Disrupting the Spatiotemporal Coupling of Side Reactions via Zn-Centered Covalent Organic Polymer Enables Highly Reversible Zn Metal Anodes
Tengge Chen, Xueli Li, Zhonghua Xiang
Abstract
Aqueous zinc-based batteries (AZBs) hold significant potential for large-scale energy-storage systems due to ultrahigh anode volumetric capacity and safe aqueous electrolyte environment. However, the positive feedback enhancement of multiple side reactions on the Zn anode interface accelerates the performance degradation of AZBs.
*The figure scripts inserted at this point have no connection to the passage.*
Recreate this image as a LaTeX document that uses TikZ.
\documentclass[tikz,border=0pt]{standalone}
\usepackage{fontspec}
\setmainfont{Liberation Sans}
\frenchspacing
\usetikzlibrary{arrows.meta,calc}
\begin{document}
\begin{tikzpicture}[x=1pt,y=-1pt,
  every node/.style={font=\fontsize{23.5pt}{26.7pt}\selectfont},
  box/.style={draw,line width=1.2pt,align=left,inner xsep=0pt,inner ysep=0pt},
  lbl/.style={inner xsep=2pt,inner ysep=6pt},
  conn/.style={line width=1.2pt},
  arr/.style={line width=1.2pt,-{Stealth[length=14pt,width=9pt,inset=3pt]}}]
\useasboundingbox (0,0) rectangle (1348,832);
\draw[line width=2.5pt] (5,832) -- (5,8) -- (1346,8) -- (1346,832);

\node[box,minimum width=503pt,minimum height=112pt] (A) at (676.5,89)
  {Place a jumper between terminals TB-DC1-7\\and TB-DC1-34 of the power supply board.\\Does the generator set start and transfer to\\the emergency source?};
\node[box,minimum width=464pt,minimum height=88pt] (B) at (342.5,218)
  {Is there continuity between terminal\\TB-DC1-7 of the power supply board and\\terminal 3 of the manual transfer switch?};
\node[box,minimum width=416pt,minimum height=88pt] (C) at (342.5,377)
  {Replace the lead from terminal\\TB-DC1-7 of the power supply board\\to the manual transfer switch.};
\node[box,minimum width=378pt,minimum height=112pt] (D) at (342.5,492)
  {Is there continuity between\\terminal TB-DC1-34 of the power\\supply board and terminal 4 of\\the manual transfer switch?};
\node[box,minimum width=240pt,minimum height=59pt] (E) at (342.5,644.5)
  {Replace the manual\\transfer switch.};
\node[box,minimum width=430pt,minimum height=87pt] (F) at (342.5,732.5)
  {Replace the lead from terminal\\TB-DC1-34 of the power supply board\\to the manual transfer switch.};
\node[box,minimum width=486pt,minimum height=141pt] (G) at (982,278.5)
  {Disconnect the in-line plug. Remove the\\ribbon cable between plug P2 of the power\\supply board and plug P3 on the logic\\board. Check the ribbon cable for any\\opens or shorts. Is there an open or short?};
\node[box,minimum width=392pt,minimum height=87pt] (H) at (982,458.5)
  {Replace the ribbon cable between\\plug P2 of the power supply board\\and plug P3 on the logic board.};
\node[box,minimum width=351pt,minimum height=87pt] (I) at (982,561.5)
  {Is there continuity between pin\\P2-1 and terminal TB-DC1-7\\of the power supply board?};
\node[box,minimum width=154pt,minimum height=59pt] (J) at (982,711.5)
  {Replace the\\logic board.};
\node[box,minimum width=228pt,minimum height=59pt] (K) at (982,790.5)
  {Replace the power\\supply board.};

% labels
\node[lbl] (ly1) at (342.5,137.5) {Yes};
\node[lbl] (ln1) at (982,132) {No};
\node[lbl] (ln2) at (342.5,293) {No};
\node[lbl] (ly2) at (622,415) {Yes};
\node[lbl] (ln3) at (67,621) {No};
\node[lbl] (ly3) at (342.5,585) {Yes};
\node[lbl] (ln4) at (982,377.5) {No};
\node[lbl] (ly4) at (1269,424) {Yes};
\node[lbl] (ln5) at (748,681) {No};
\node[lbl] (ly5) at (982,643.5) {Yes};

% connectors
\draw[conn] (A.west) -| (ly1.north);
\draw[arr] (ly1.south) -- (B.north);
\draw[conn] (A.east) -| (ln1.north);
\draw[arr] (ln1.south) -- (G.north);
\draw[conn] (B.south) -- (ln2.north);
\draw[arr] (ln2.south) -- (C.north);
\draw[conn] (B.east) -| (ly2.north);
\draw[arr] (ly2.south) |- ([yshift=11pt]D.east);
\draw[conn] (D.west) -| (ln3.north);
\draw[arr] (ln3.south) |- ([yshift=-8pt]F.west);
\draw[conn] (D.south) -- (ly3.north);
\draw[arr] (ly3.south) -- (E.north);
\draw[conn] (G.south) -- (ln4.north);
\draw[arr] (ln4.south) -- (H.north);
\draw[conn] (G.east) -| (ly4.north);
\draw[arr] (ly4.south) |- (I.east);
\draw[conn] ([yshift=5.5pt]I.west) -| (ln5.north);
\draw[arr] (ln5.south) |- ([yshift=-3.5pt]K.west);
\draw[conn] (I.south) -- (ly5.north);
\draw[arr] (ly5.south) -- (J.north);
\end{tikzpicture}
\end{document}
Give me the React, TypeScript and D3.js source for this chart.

Here, a Zn-centered covalent organic polymer (COP-Zn), serving as a solid–electrolyte interphase (SEI), effectively disrupts the coupling between temporal continuity and spatial overlapping of side reactions to enable dendrite-free Zn 2+ deposition. Identified by in situ Raman spectroscopy, the N–N–H bonds create a water-deficient Zn 2+ channel, inhibiting the hydrogen evolution reaction (HER). The N–Zn sites adjacent to the N–N–H bonds further capture the OH – generated during the deposition process, thereby preventing hydroxide passivation around the nucleation sites. The spatiotemporal decouple process disrupts the continuous positive feedback loop near the deposition space of side reactions. Ultimately, the COP-Zn-coated electrode demonstrated stable cycling for over 9600 cycles at a current density of 20 mA cm –2 in a symmetric cell, achieving about 19-fold improvement compared to the uncoated anode. The COP-Zn@Zn||Cu asymmetric cell showcases a Zn 2+ stripping/plating process over 4700 cycles with an impressive average Coulombic efficiency of 99.61% at 5 mA cm –2 .